Quevillon’s administration also wants access to the plans detailing what lands are at the centre of negotiations between the federal government and the Mohawk community for purchase, suggesting the talks are simply a disguised form of expropriation.

“They’re giving money to (the Mohawks) to buy our land and annex it to their territory,” Quevillon said.

Despite its demands, the Oka council adopted an official statement addressed to the Kanesatake band council saying the town’s population wanted dialogue and peaceful cohabitation, with Quevillon citing the 300 years of close links between the two communities.

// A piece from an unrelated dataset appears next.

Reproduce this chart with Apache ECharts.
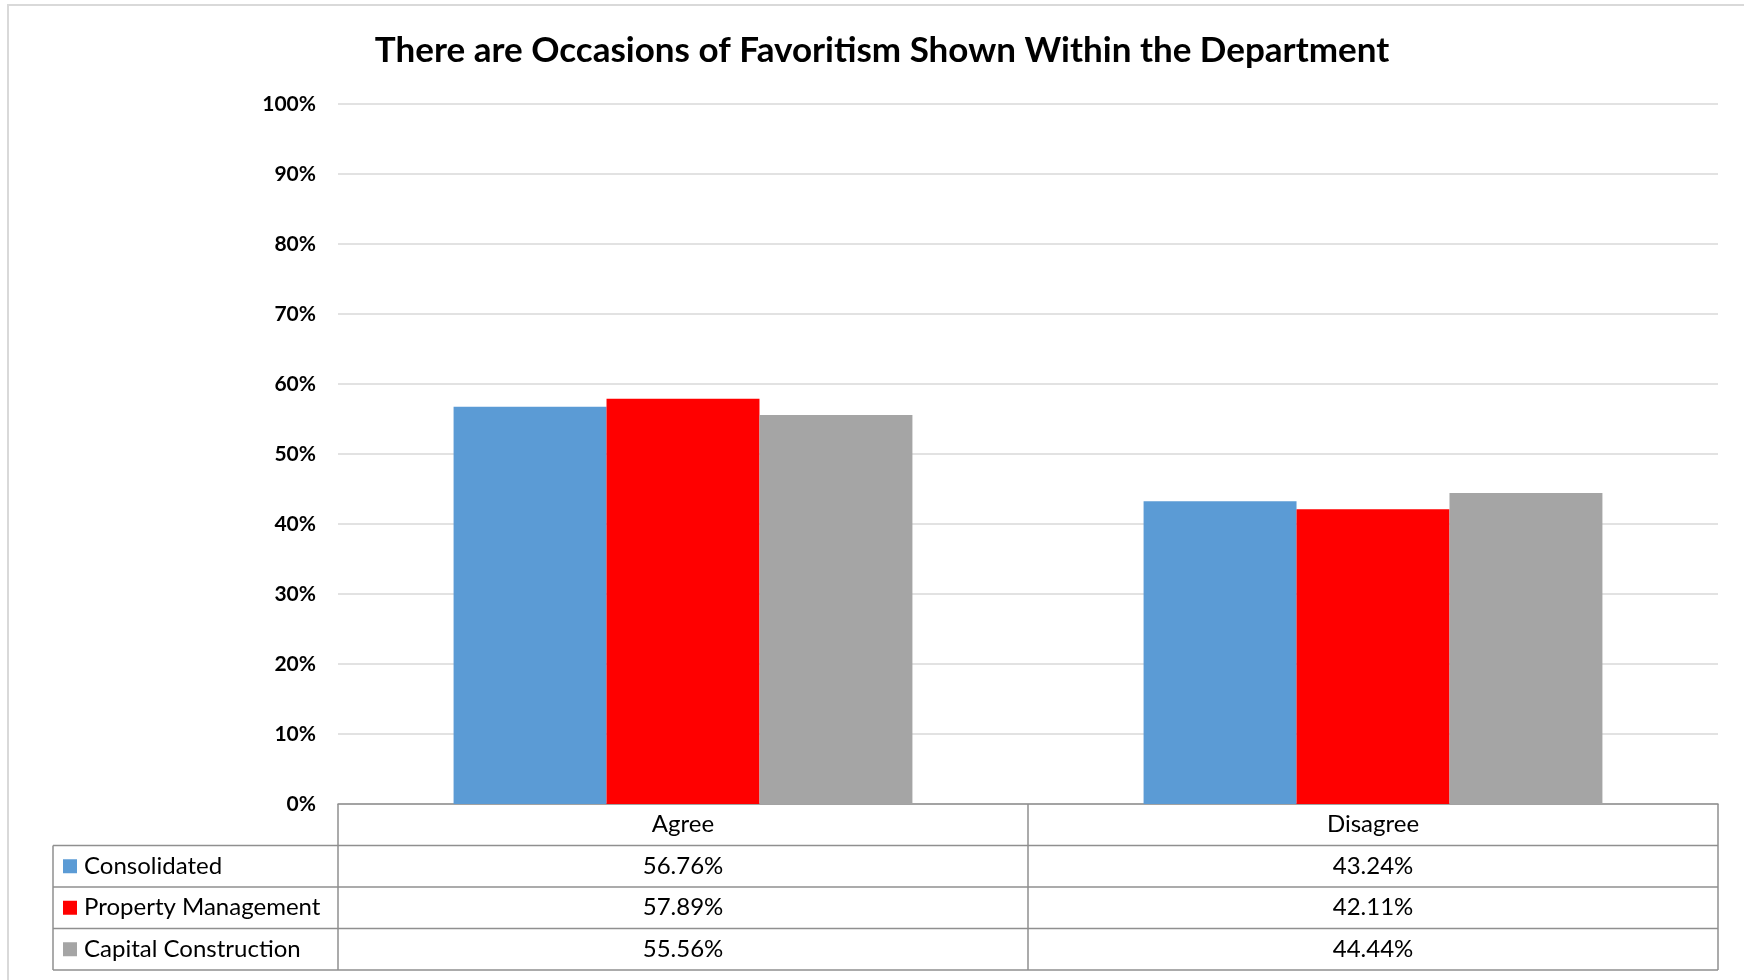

During the council meeting’s question period, some residents suggested that the council deal with other groups that say they are speaking for Kanesatake, including Mohawk traditionalists. Mayor Quevillon replied that the town would only deal with the band council and did so out of respect for Grand Chief Simon.

The mayor also argued that the RCMP, a federal police force, was best suited to be deployed in Kanesatake, where it would ensure the law would be respected, particularly on the issue of illegal cannabis shops.

Quevillon contended such a deployment was the only way for both communities to work together toward their mutual economic development.

Meanwhile, the apology Grand Chief Simon has said he is expecting from Quevillon for remarks he made earlier this summer about the Mohawk community in Kanesatake does not appear to be coming any time soon.

Asked by a resident if he would apologize, Quevillon left the answer to those citizens who attended the meeting, the vast majority of whom replied, “no.”